Beyond just sound and feel, Schnabel’s work pulses with a charged raconteur heart propelled by as much passion as message. With tales that not just examine the American heartland with rosy romance but embody it in all its truth and spectrum, his solo show is a storyteller experience with folk honesty and punk voltage. It’s a raw lens that’s at once narrative and commentary, radiant in its own fire and humanity.
The rest of his support bill, however, was much more ordinary. Although their music is boilerplate pop-punk, Orlando band Dial Drive at least had the goods to be a tight and large-sounding unit.

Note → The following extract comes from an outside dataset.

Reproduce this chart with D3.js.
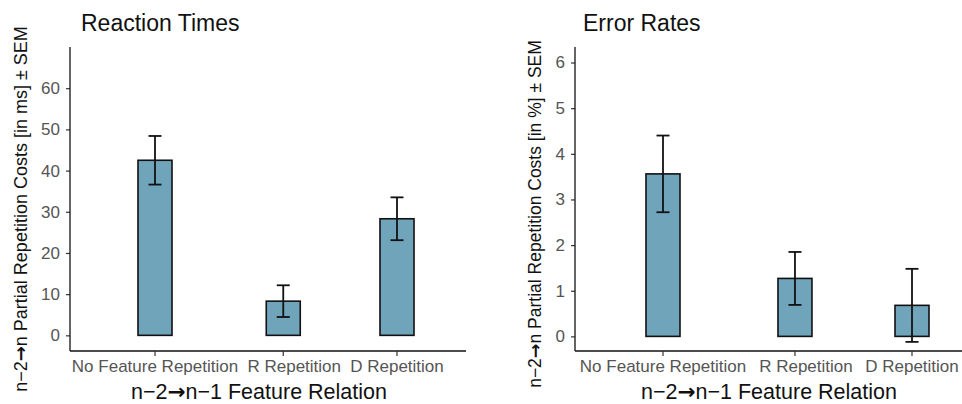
<!DOCTYPE html>
<html>
<head>
<meta charset="utf-8">
<script src="https://cdn.jsdelivr.net/npm/d3@7"></script>
<style>
  body { margin: 0; background: #fff; }
  svg { display: block; font-family: "Liberation Sans", Arial, sans-serif; }
</style>
</head>
<body>
<div id="chart"></div>
<script>
const width = 962;
const height = 404;

// data
const categories = ['No Feature Repetition', 'R Repetition', 'D Repetition'];
const rtMeans = [42.5, 8.3, 28.3];
const rtSems = [5.9, 3.85, 5.2];
const erMeans = [3.56, 1.27, 0.68];
const erSems = [0.84, 0.58, 0.80];
const rtTicks = [0, 10, 20, 30, 40, 50, 60];
const erTicks = [0, 1, 2, 3, 4, 5, 6];

const barFill = '#6fa4bb';
const barWidth = 34;
// the source figure spaces its categories a little unevenly,
// and nudges the middle tick label to the right
const slots = [0, 0.53, 1];
const labelShift = [0, 11, 0];

const svg = d3.select('#chart')
  .append('svg')
  .attr('width', width)
  .attr('height', height);

// label with the heavy arrow in it
function arrowLabel(sel, before, after) {
  sel.append('tspan').text(before);
  sel.append('tspan')
    .style('font-family', '"DejaVu Sans", sans-serif')
    .style('font-weight', 'bold')
    .text('\u2192');
  sel.append('tspan').text(after);
}

// one ggplot-like panel
function drawPanel(p) {
  const g = svg.append('g');

  const y = d3.scaleLinear()
    .domain(p.yDomain)
    .range([p.bottom, p.top]);

  const slotScale = d3.scaleLinear()
    .domain([0, 1])
    .range([p.left + p.firstOffset, p.right - p.lastOffset]);
  const x = d3.scaleOrdinal()
    .domain(categories)
    .range(slots.map(slotScale));

  const data = categories.map((c, i) => ({ cat: c, mean: p.means[i], sem: p.sems[i] }));

  // bars
  g.selectAll('rect.bar')
    .data(data)
    .enter()
    .append('rect')
    .classed('bar', true)
    .attr('x', d => x(d.cat) - barWidth / 2)
    .attr('y', d => y(Math.max(0, d.mean)))
    .attr('width', barWidth)
    .attr('height', d => Math.abs(y(d.mean) - y(0)))
    .attr('fill', barFill)
    .attr('stroke', '#111')
    .attr('stroke-width', 1.6);

  // error bars
  const eb = g.selectAll('g.err')
    .data(data)
    .enter()
    .append('g')
    .classed('err', true)
    .attr('stroke', '#111')
    .attr('stroke-width', 1.8);
  eb.append('line')
    .attr('x1', d => x(d.cat)).attr('x2', d => x(d.cat))
    .attr('y1', d => y(d.mean + d.sem)).attr('y2', d => y(d.mean - d.sem));
  eb.append('line')
    .attr('x1', d => x(d.cat) - 6.5).attr('x2', d => x(d.cat) + 6.5)
    .attr('y1', d => y(d.mean + d.sem)).attr('y2', d => y(d.mean + d.sem));
  eb.append('line')
    .attr('x1', d => x(d.cat) - 6.5).attr('x2', d => x(d.cat) + 6.5)
    .attr('y1', d => y(d.mean - d.sem)).attr('y2', d => y(d.mean - d.sem));

  // y axis
  const yAxis = g.append('g')
    .attr('transform', `translate(${p.left},0)`)
    .call(d3.axisLeft(y).tickValues(p.ticks).tickFormat(d3.format('d'))
      .tickSize(4).tickPadding(6).tickSizeOuter(0));
  yAxis.select('.domain').remove();
  yAxis.append('line')
    .attr('x1', 0).attr('x2', 0)
    .attr('y1', p.top).attr('y2', p.bottom)
    .attr('stroke', '#111').attr('stroke-width', 1.3);
  yAxis.selectAll('.tick line').attr('stroke', '#333').attr('stroke-width', 1.2);
  yAxis.selectAll('.tick text')
    .attr('fill', '#555')
    .style('font-size', '17px')
    .style('font-family', '"Liberation Sans", Arial, sans-serif');

  // x axis, ticks placed through the ordinal scale
  const xAxis = g.append('g')
    .attr('transform', `translate(0,${p.bottom})`);
  xAxis.append('line')
    .attr('x1', p.left).attr('x2', p.right)
    .attr('y1', 0).attr('y2', 0)
    .attr('stroke', '#111').attr('stroke-width', 1.3);
  const xt = xAxis.selectAll('g.tick')
    .data(categories)
    .enter()
    .append('g')
    .classed('tick', true)
    .attr('transform', d => `translate(${x(d)},0)`);
  xt.append('line')
    .attr('y1', 0).attr('y2', 5)
    .attr('stroke', '#333').attr('stroke-width', 1.2);
  xt.append('text')
    .attr('x', (d, i) => labelShift[i])
    .attr('y', 21)
    .attr('text-anchor', 'middle')
    .attr('fill', '#555')
    .style('font-size', '17px')
    .text(d => d);

  // titles
  g.append('text')
    .attr('x', p.titleX)
    .attr('y', 31)
    .style('font-size', '23px')
    .attr('fill', '#111')
    .text(p.title);

  const xl = g.append('text')
    .attr('x', p.xLabelX)
    .attr('y', 399)
    .attr('text-anchor', 'middle')
    .style('font-size', '21.5px')
    .attr('fill', '#111');
  arrowLabel(xl, 'n\u22122', 'n\u22121 Feature Relation');

  const yl = g.append('text')
    .attr('transform', `translate(${p.yLabelX},${p.yLabelY}) rotate(-90)`)
    .attr('text-anchor', 'middle')
    .style('font-size', p.yLabelSize)
    .attr('fill', '#111');
  arrowLabel(yl, 'n\u22122', p.yLabel);
}

drawPanel({
  title: 'Reaction Times',
  yLabel: 'n Partial Repetition Costs [in ms] \u00b1 SEM',
  means: rtMeans, sems: rtSems, ticks: rtTicks,
  yDomain: [-3.8, 70],
  left: 70, right: 466, top: 47, bottom: 351,
  firstOffset: 85, lastOffset: 69,
  titleX: 81, xLabelX: 259, yLabelX: 27, yLabelY: 209, yLabelSize: '18px'
});

drawPanel({
  title: 'Error Rates',
  yLabel: 'n Partial Repetition Costs [in %] \u00b1 SEM',
  means: erMeans, sems: erSems, ticks: erTicks,
  yDomain: [-0.32, 6.34],
  left: 575, right: 975, top: 47, bottom: 351,
  firstOffset: 88, lastOffset: 63,
  titleX: 583, xLabelX: 769, yLabelX: 541, yLabelY: 214, yLabelSize: '17.5px'
});
</script>
</body>
</html>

While they sound like unsavory dinner company on paper, local cohorts Sticky Steve and Uncomfortable Dave were complementary performers trading off simple folk-punk jams of melody and humor.
Touring opener Houston and the Dirty Rats from New Jersey played generic street punk with a drummer who tended to fall behind and a degree of showboating that sometimes bordered on canned corn.
But that Schnabel, man, he’s an inspired force.